>> BEGIN

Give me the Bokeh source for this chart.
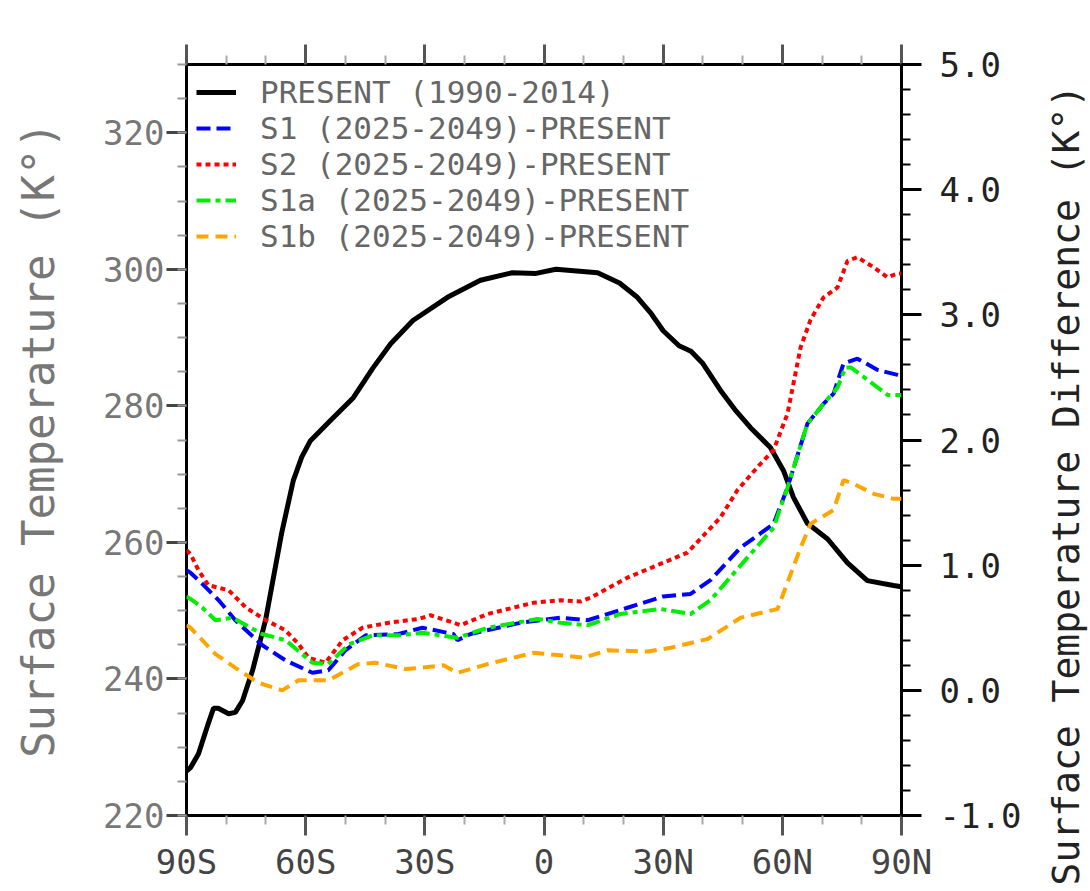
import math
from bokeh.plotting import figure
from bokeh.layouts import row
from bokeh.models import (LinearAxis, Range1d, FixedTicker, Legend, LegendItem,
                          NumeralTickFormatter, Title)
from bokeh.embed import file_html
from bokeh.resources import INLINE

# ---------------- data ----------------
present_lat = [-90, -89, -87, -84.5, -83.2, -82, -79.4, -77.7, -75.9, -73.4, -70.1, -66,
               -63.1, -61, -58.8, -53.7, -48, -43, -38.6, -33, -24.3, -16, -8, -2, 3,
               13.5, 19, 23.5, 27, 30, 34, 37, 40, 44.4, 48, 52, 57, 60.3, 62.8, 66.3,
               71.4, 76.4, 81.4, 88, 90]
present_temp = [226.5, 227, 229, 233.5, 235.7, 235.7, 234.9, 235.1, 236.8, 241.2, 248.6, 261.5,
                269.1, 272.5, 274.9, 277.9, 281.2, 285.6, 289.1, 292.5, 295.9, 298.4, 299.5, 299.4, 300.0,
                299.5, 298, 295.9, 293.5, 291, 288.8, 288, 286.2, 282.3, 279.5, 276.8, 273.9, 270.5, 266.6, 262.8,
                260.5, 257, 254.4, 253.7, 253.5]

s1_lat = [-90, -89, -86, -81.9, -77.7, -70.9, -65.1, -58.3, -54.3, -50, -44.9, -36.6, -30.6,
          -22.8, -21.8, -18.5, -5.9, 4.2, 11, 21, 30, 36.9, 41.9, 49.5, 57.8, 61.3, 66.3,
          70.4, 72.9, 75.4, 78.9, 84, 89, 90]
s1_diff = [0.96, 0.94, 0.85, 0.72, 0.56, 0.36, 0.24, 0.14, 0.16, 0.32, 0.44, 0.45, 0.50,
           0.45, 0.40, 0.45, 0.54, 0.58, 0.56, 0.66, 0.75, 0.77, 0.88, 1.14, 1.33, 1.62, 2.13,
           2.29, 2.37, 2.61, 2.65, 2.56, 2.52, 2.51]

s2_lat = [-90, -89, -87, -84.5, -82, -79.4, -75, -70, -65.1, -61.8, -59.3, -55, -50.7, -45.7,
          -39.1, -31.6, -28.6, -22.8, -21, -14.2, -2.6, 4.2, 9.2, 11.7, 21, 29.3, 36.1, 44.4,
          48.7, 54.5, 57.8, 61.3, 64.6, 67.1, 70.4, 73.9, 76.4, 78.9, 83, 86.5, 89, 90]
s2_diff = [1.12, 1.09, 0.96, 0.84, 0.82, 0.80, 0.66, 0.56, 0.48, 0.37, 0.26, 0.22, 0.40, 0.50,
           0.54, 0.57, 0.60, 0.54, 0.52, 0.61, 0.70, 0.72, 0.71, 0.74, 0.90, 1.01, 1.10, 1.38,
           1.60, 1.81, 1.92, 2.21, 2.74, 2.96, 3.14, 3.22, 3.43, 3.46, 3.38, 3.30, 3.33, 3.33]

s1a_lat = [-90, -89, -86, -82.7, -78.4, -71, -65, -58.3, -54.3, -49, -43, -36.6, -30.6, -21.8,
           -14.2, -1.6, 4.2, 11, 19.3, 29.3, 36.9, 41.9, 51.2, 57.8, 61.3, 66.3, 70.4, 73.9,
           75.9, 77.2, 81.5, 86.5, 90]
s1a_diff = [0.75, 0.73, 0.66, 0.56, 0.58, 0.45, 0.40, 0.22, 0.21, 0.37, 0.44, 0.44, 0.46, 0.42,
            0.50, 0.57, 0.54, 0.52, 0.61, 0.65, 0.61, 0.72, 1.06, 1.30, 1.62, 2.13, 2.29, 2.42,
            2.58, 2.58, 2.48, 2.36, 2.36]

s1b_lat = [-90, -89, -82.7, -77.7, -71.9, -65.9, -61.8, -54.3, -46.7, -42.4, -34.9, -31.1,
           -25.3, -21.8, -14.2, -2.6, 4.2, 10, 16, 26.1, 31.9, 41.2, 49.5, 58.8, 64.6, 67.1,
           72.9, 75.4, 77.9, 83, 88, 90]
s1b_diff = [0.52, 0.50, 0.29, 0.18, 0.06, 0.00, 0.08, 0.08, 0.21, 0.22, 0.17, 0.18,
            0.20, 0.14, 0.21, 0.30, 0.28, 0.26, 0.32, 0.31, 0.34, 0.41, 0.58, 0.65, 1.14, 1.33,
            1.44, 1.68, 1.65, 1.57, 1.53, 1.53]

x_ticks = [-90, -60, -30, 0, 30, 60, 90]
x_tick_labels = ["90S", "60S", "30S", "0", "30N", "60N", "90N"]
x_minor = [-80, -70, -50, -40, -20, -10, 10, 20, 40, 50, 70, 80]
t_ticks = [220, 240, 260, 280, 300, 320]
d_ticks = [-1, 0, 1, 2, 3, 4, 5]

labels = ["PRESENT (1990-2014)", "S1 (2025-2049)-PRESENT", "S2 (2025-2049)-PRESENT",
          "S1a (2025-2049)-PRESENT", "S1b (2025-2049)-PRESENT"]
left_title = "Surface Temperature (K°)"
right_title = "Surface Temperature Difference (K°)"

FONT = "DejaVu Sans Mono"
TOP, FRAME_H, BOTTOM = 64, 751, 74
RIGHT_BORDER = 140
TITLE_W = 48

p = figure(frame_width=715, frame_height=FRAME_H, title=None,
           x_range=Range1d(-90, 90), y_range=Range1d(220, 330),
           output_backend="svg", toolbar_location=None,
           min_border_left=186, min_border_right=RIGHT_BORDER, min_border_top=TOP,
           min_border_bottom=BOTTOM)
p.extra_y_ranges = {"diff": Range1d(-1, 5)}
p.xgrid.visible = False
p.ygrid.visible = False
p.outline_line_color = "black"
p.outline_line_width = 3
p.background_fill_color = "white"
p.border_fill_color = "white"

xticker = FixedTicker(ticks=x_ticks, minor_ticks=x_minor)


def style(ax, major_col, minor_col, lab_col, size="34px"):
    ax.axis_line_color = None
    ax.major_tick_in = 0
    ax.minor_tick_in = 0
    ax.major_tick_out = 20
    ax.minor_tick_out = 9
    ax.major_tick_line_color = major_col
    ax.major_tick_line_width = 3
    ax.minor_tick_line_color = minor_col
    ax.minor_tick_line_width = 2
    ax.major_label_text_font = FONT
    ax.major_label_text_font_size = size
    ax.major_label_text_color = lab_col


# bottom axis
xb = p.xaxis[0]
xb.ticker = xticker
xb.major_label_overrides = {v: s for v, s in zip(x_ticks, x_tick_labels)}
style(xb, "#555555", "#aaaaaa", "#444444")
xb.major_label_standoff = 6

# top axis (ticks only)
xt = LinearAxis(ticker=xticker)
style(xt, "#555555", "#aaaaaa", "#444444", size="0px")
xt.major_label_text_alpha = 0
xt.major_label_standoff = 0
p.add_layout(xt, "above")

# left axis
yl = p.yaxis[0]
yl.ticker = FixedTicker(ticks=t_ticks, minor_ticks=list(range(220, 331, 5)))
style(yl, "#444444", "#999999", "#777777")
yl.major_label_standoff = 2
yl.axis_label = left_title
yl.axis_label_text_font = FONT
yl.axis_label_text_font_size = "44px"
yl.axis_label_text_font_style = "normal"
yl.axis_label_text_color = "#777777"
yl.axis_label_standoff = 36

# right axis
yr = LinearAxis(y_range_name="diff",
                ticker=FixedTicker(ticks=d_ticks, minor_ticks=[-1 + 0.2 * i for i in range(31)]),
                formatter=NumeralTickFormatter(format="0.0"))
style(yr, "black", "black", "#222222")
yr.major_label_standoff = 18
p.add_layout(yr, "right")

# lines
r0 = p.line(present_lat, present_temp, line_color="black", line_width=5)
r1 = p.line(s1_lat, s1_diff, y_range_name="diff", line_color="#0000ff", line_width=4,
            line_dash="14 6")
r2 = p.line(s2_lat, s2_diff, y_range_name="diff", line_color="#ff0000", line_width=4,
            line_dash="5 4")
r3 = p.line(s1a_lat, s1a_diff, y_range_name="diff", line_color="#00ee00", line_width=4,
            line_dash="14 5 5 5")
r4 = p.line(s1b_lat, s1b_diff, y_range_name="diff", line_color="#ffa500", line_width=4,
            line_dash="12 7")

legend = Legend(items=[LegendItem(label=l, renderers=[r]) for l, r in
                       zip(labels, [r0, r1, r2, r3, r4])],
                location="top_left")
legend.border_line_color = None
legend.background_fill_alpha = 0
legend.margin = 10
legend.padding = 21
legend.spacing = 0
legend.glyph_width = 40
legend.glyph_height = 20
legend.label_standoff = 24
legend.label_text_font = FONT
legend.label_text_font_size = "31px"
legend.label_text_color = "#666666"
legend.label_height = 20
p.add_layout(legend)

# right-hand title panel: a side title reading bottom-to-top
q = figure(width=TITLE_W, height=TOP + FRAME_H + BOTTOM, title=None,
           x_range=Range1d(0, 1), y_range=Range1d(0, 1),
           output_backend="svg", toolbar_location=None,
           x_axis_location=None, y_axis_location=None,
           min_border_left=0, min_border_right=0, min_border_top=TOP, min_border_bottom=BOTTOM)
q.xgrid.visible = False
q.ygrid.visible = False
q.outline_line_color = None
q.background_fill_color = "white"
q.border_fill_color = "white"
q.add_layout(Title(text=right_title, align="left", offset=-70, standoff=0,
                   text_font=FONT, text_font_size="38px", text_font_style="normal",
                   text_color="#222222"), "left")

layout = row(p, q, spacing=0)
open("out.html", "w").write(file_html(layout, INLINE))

>> END
>> BEGIN

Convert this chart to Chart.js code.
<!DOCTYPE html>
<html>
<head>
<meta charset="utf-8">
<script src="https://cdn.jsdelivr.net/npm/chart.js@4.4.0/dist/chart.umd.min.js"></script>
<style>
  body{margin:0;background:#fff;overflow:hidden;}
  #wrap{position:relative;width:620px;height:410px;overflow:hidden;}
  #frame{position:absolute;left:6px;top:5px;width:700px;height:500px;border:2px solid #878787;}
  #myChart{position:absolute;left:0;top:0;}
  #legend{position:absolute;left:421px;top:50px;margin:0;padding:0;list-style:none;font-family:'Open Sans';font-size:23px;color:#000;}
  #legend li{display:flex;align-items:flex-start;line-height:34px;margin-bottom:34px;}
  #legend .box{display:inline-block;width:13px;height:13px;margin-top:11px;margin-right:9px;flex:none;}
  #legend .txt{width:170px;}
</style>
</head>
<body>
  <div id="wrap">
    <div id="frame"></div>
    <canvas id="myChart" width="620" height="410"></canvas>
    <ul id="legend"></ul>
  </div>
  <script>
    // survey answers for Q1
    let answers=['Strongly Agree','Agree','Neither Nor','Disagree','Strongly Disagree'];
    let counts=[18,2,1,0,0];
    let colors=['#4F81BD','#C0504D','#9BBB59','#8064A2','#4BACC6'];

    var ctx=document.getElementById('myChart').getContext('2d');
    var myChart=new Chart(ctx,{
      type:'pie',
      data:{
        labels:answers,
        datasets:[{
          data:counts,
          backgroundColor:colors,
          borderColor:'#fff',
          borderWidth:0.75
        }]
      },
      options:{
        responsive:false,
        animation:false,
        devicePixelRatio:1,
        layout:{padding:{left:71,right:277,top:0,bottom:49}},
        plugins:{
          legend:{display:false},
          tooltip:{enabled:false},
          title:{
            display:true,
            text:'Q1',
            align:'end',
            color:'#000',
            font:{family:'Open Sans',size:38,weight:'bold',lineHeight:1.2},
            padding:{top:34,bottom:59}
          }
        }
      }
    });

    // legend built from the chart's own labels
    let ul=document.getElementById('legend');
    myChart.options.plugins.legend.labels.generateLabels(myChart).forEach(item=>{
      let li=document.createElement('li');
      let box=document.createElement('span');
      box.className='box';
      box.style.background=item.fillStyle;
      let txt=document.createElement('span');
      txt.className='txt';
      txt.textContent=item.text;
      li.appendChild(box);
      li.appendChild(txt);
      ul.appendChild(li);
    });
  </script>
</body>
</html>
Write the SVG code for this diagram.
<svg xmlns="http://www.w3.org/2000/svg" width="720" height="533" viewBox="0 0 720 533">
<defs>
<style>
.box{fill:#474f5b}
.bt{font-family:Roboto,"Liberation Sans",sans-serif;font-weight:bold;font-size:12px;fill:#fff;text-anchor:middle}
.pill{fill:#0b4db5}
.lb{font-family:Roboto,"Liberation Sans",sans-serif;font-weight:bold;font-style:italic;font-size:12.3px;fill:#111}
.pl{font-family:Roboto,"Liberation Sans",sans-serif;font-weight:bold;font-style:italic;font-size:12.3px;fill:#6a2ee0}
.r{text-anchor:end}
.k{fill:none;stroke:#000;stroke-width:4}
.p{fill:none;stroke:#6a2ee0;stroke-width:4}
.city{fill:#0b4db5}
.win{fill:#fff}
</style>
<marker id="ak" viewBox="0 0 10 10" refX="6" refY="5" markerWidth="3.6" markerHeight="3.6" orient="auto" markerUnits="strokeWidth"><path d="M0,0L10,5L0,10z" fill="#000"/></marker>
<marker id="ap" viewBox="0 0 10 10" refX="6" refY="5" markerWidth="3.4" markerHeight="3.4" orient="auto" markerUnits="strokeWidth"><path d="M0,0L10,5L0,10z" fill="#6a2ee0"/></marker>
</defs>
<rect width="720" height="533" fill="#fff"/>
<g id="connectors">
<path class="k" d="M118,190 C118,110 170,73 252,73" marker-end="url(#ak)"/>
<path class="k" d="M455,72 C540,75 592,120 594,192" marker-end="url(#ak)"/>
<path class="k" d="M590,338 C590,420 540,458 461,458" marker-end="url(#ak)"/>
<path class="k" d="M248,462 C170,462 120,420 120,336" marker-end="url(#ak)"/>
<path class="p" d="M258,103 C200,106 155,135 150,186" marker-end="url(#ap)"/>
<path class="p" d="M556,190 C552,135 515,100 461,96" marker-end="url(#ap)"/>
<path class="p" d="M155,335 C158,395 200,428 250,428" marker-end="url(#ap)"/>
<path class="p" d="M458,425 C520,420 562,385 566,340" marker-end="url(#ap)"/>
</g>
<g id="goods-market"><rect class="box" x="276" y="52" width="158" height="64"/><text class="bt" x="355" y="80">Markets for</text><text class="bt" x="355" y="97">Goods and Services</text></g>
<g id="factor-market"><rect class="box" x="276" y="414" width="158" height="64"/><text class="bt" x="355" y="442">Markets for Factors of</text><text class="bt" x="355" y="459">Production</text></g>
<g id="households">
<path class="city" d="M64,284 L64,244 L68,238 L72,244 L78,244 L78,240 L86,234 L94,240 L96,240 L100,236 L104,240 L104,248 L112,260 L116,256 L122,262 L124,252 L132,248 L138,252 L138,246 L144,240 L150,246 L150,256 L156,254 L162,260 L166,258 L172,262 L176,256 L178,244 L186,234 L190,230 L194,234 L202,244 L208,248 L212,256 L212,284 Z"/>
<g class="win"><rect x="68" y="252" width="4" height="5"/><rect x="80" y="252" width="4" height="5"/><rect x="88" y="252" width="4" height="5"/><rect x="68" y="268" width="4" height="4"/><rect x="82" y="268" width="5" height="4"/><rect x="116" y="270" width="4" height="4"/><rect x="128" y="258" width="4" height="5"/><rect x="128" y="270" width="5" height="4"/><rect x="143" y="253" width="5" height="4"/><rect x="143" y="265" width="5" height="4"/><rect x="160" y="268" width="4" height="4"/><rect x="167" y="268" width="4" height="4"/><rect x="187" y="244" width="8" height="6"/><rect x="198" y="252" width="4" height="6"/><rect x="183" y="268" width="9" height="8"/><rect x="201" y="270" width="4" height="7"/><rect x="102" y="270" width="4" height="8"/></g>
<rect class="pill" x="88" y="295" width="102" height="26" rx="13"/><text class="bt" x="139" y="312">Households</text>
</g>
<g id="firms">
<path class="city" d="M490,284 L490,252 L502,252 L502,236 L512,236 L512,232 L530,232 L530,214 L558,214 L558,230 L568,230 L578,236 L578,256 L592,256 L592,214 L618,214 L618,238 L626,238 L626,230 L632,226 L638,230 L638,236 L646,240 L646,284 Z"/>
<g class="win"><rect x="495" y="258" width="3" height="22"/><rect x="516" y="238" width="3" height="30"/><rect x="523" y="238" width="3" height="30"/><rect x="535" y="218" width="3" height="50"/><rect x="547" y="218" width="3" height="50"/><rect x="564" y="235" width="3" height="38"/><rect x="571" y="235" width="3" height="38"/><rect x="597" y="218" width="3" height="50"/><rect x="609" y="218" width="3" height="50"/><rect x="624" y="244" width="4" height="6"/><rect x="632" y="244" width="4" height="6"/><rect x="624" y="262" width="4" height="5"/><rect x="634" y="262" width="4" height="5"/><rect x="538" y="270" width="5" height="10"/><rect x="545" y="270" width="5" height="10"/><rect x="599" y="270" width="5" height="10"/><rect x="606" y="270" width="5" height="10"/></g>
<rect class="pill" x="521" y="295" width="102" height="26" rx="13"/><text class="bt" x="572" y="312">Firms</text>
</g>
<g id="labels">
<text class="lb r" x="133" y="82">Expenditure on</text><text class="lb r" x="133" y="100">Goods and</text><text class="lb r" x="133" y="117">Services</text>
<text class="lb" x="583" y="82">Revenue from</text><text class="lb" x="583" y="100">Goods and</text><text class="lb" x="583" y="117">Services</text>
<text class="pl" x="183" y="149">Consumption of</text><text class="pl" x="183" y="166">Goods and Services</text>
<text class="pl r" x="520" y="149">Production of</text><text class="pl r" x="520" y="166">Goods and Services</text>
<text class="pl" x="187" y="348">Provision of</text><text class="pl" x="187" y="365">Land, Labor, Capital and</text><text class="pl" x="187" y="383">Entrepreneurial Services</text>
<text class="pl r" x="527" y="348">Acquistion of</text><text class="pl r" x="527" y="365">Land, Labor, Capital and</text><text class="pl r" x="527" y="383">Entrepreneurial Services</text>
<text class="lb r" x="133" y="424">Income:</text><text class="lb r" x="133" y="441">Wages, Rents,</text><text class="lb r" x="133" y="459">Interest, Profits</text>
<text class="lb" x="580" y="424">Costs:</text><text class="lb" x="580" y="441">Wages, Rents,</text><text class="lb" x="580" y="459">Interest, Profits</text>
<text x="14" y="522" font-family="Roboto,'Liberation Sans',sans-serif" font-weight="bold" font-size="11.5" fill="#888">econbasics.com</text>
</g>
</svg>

>> END
>> BEGIN

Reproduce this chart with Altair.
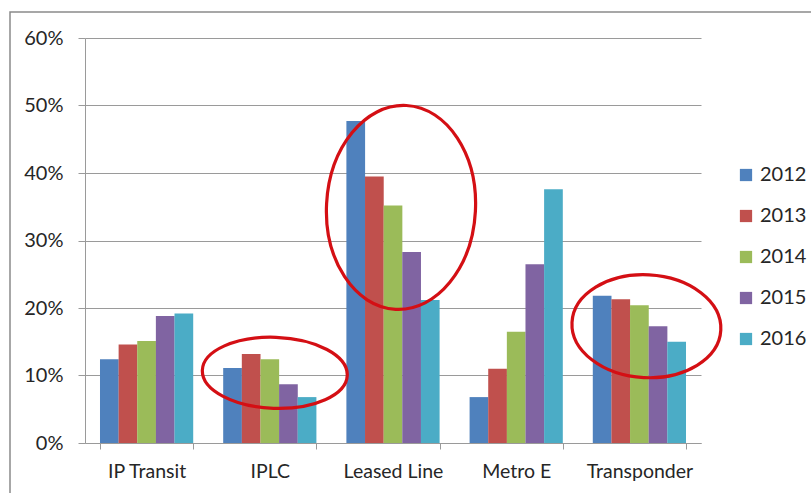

>> END

--- Objective ---
Keep to the lines between the line with "Give me the Bokeh source for this chart." and the line with "3.30, 3.33, 3.33]", inclusive, and transcribe them without pictures.

--- Correct answer ---
Give me the Bokeh source for this chart.
import math
from bokeh.plotting import figure
from bokeh.layouts import row
from bokeh.models import (LinearAxis, Range1d, FixedTicker, Legend, LegendItem,
                          NumeralTickFormatter, Title)
from bokeh.embed import file_html
from bokeh.resources import INLINE

# ---------------- data ----------------
present_lat = [-90, -89, -87, -84.5, -83.2, -82, -79.4, -77.7, -75.9, -73.4, -70.1, -66,
               -63.1, -61, -58.8, -53.7, -48, -43, -38.6, -33, -24.3, -16, -8, -2, 3,
               13.5, 19, 23.5, 27, 30, 34, 37, 40, 44.4, 48, 52, 57, 60.3, 62.8, 66.3,
               71.4, 76.4, 81.4, 88, 90]
present_temp = [226.5, 227, 229, 233.5, 235.7, 235.7, 234.9, 235.1, 236.8, 241.2, 248.6, 261.5,
                269.1, 272.5, 274.9, 277.9, 281.2, 285.6, 289.1, 292.5, 295.9, 298.4, 299.5, 299.4, 300.0,
                299.5, 298, 295.9, 293.5, 291, 288.8, 288, 286.2, 282.3, 279.5, 276.8, 273.9, 270.5, 266.6, 262.8,
                260.5, 257, 254.4, 253.7, 253.5]

s1_lat = [-90, -89, -86, -81.9, -77.7, -70.9, -65.1, -58.3, -54.3, -50, -44.9, -36.6, -30.6,
          -22.8, -21.8, -18.5, -5.9, 4.2, 11, 21, 30, 36.9, 41.9, 49.5, 57.8, 61.3, 66.3,
          70.4, 72.9, 75.4, 78.9, 84, 89, 90]
s1_diff = [0.96, 0.94, 0.85, 0.72, 0.56, 0.36, 0.24, 0.14, 0.16, 0.32, 0.44, 0.45, 0.50,
           0.45, 0.40, 0.45, 0.54, 0.58, 0.56, 0.66, 0.75, 0.77, 0.88, 1.14, 1.33, 1.62, 2.13,
           2.29, 2.37, 2.61, 2.65, 2.56, 2.52, 2.51]

s2_lat = [-90, -89, -87, -84.5, -82, -79.4, -75, -70, -65.1, -61.8, -59.3, -55, -50.7, -45.7,
          -39.1, -31.6, -28.6, -22.8, -21, -14.2, -2.6, 4.2, 9.2, 11.7, 21, 29.3, 36.1, 44.4,
          48.7, 54.5, 57.8, 61.3, 64.6, 67.1, 70.4, 73.9, 76.4, 78.9, 83, 86.5, 89, 90]
s2_diff = [1.12, 1.09, 0.96, 0.84, 0.82, 0.80, 0.66, 0.56, 0.48, 0.37, 0.26, 0.22, 0.40, 0.50,
           0.54, 0.57, 0.60, 0.54, 0.52, 0.61, 0.70, 0.72, 0.71, 0.74, 0.90, 1.01, 1.10, 1.38,
           1.60, 1.81, 1.92, 2.21, 2.74, 2.96, 3.14, 3.22, 3.43, 3.46, 3.38, 3.30, 3.33, 3.33]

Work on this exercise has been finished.